When the default summary method is used, it tries to estimate a sandwich form of the asymptotic covariance matrix and this involves estimating the conditional density at each of the sample observations, negative estimates can occur if there is crossing of the neighboring quantile surfaces used to compute the difference quotient estimate. A warning message is issued when such negative estimates exist indicating the number of occurrences -- if this number constitutes a large proportion of the sample size, then it would be prudent to consider an alternative inference method like the bootstrap. If the number of these is large relative to the sample size it is sometimes an indication that some additional nonlinearity in the covariates would be helpful, for instance quadratic effects. Note that the default se method is rank, unless the sample size exceeds 1001, in which case the rank method is used. There are several options for alternative resampling methods. When summary.rqs is invoked, that is when summary is called for a rqs object consisting of several taus, the B components of the returned object can be used to construct a joint covariance matrix for the full object.

References

Chernozhukov, Victor, Ivan Fernandez-Val, and Tetsuya Kaji, (2018) Extremal Quantile Regression, in Handbook of Quantile Regression, Eds. Roger Koenker, Victor Chernozhukov, Xuming He, Limin Peng, CRC Press.

Koenker, R. (2004) Quantile Regression.

Bilias, Y. Chen, S. and Z. Ying, Simple resampling methods for censored quantile regression, J. of Econometrics, 99, 373-386.

Kleiner, A., Talwalkar, A., Sarkar, P. and Jordan, M.I. (2014) A Scalable bootstrap for massive data, JRSS(B), 76, 795-816.

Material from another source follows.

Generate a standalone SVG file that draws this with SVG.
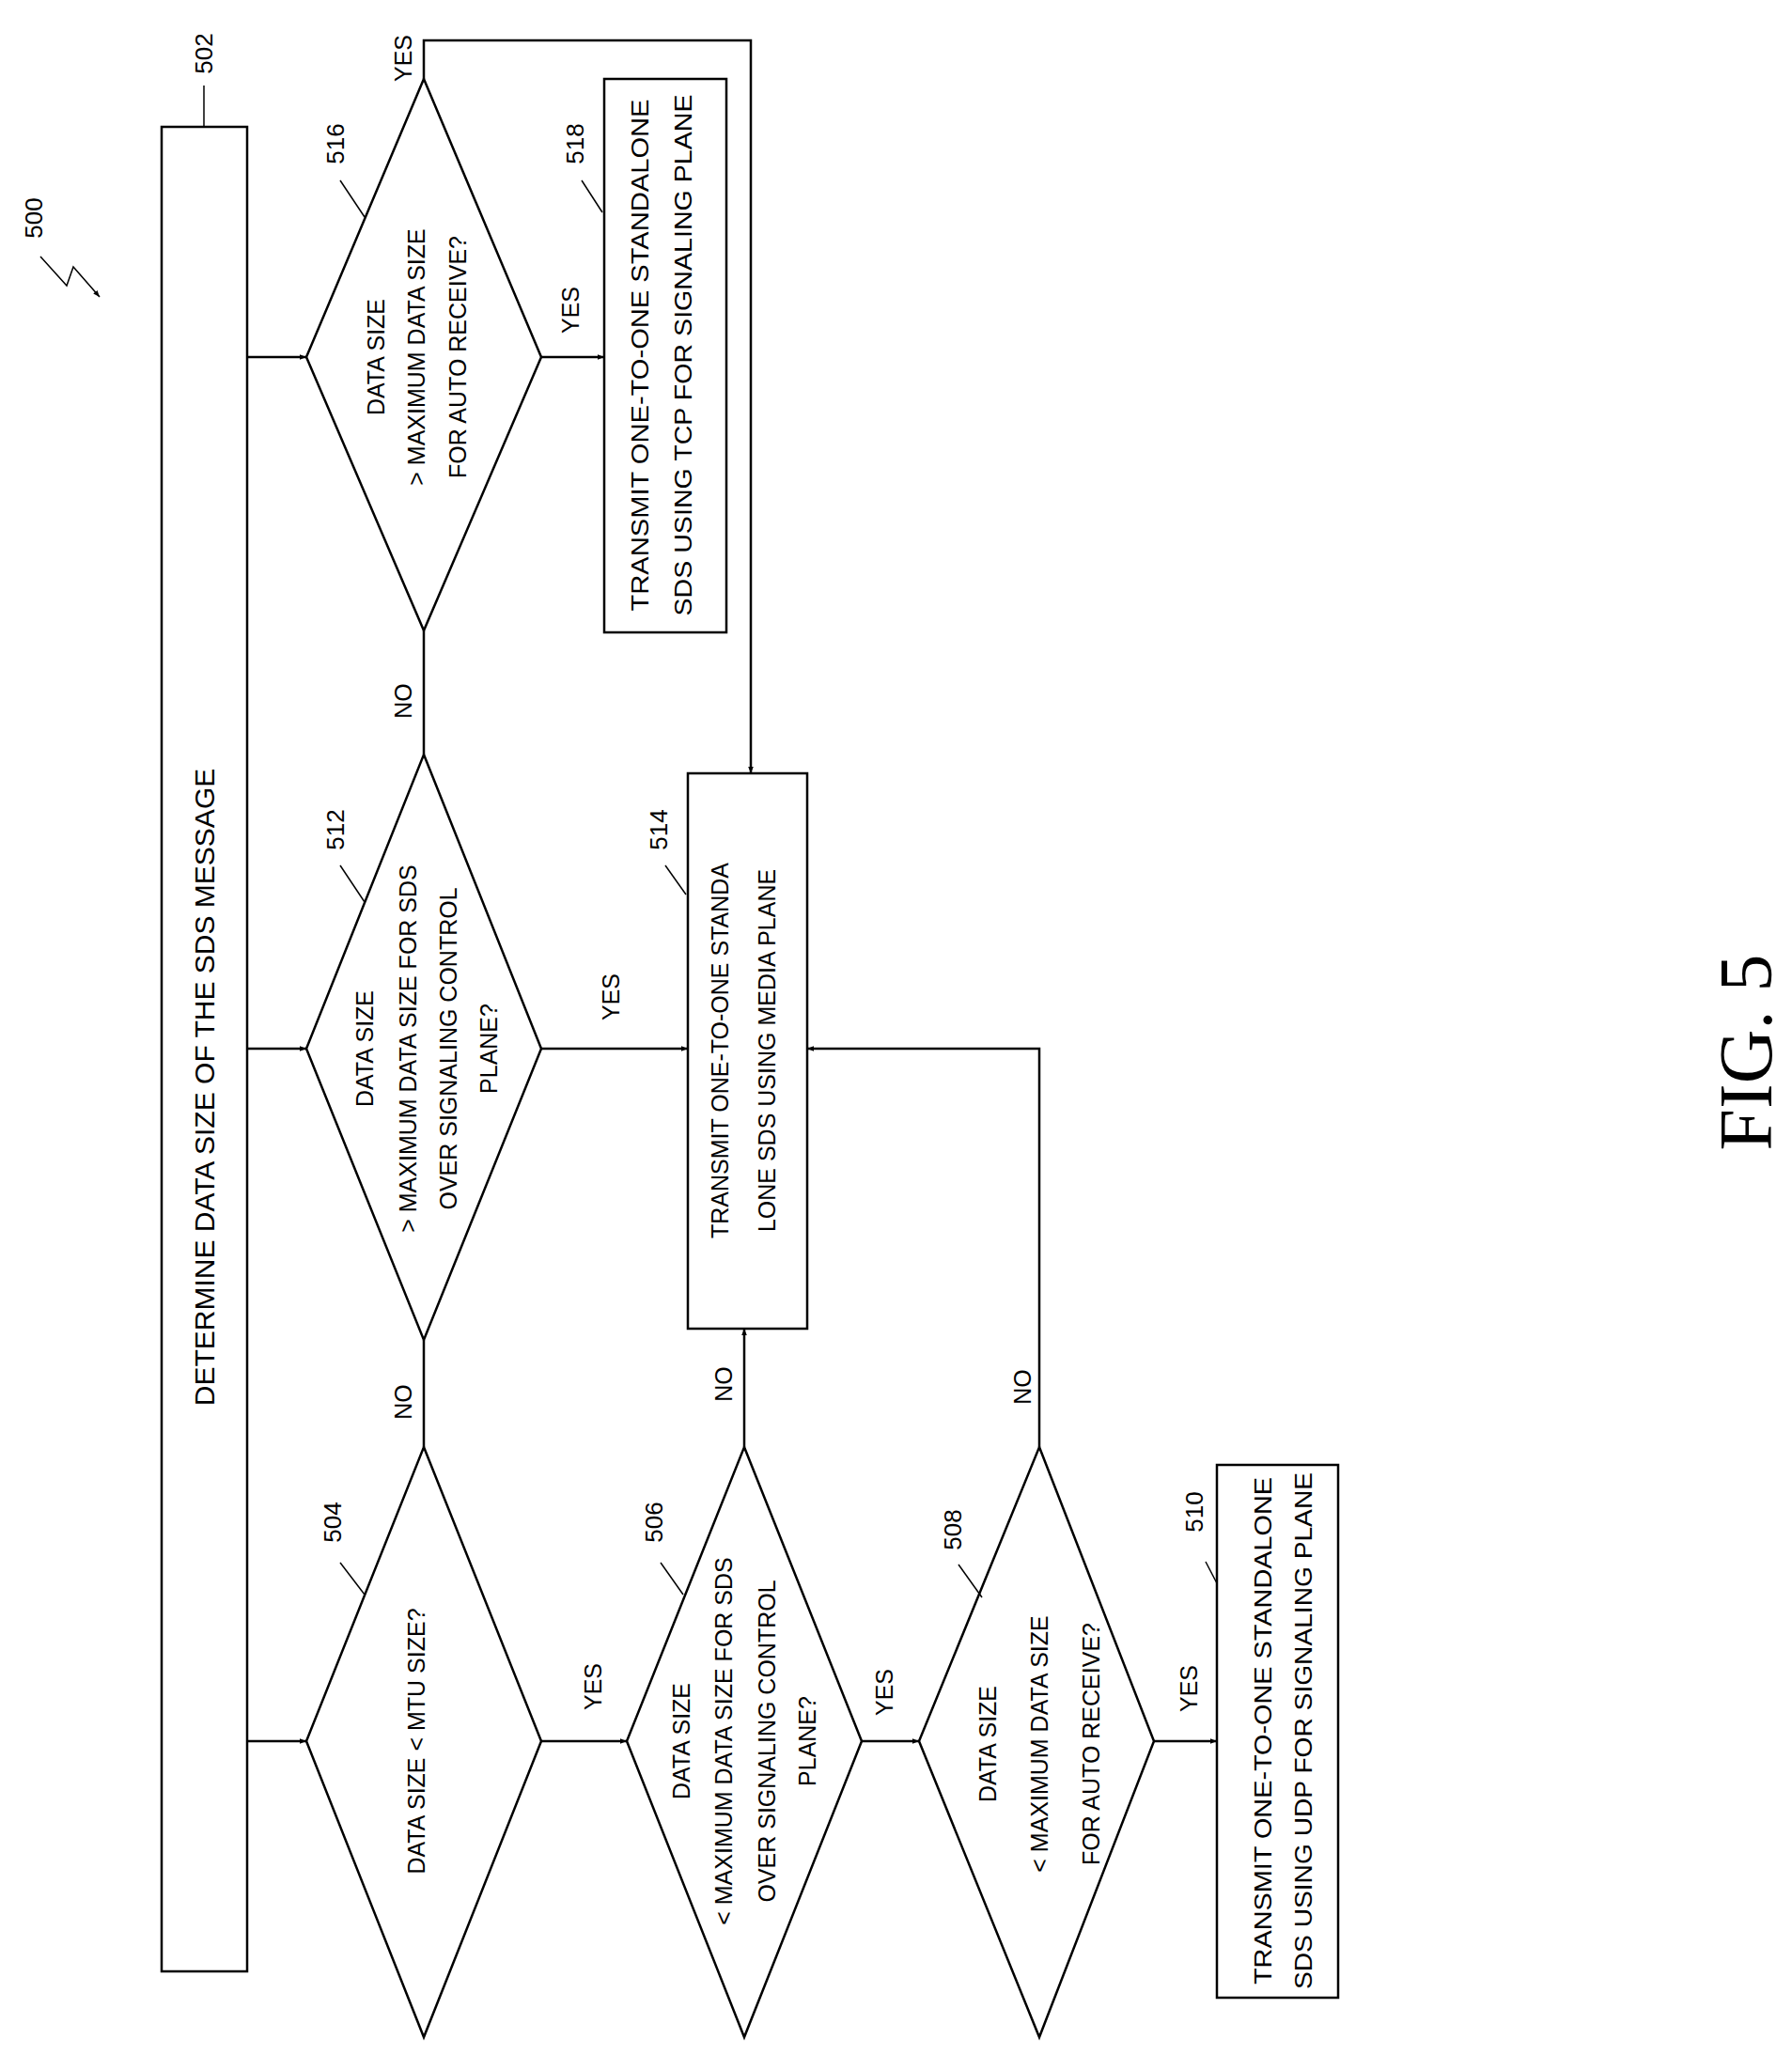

Powell, J. (1991) Estimation of Monotonic Regression Models under Quantile Restrictions, in Nonparametric and Semiparametric Methods in Econometrics, W. Barnett, J. Powell, and G Tauchen (eds.), Cambridge U. Press.

See Also

rq bandwidth.rq

Examples

Run this code
data(stackloss)
y <- stack.loss
x <- stack.x
summary(rq(y ~ x, method="fn")) # Compute se's for fit using "nid" method.